When I started working some 20-odd years ago, I went grocery shopping
for my boss. I sorted fan mail, and I knocked on dressing room doors to
hand out script changes, most of which I had painstakingly cut and pasted by
hand. It was a less than glamorous life some days, but I loved it, and
from all these little pieces, many of which were not part of my official
job description, I learned from the bottom up, and from the inside out,
and it made me better at the next step.
When I learned how to be an AD, once I mastered the nuts and bolts, I
discovered that being an AD is about more than just readying cameras and
making edit notes. Being an AD is about supporting the director, whether
the support is pointing out a shot or supplying a much-needed cup of
coffee.

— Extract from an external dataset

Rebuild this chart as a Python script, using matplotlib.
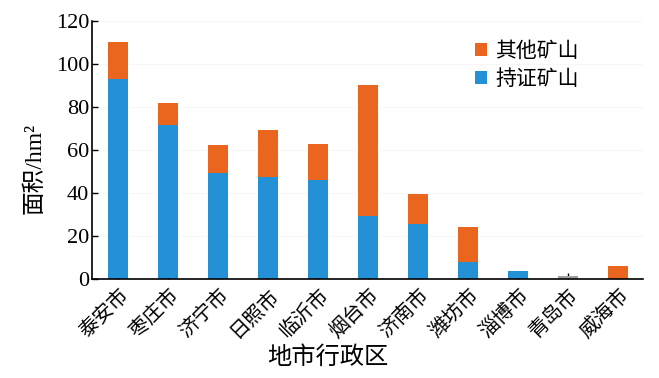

It's about being in the trench. Perhaps not part of the job
description, but it made my subsequent step to directing one that just
made sense.
When I interviewed to work on a sitcom, I was to use all those camera
readying skills, but, underlying it all, I was hired to help make things
work, to see challenges and say, "yes, I can make that happen." And
after four years on that sitcom, I learned that most things about which
you say, "yes, I can make that happen" really do happen because you
approached them that way. And that "yes, I can make that happen" has
stayed with me ever since.
Life is not about your job description. It's what you choose to do with
where you are, even if--and especially when--you're willing to go
beyond your job description. When you're willing to say, "Yes. I can make that happen."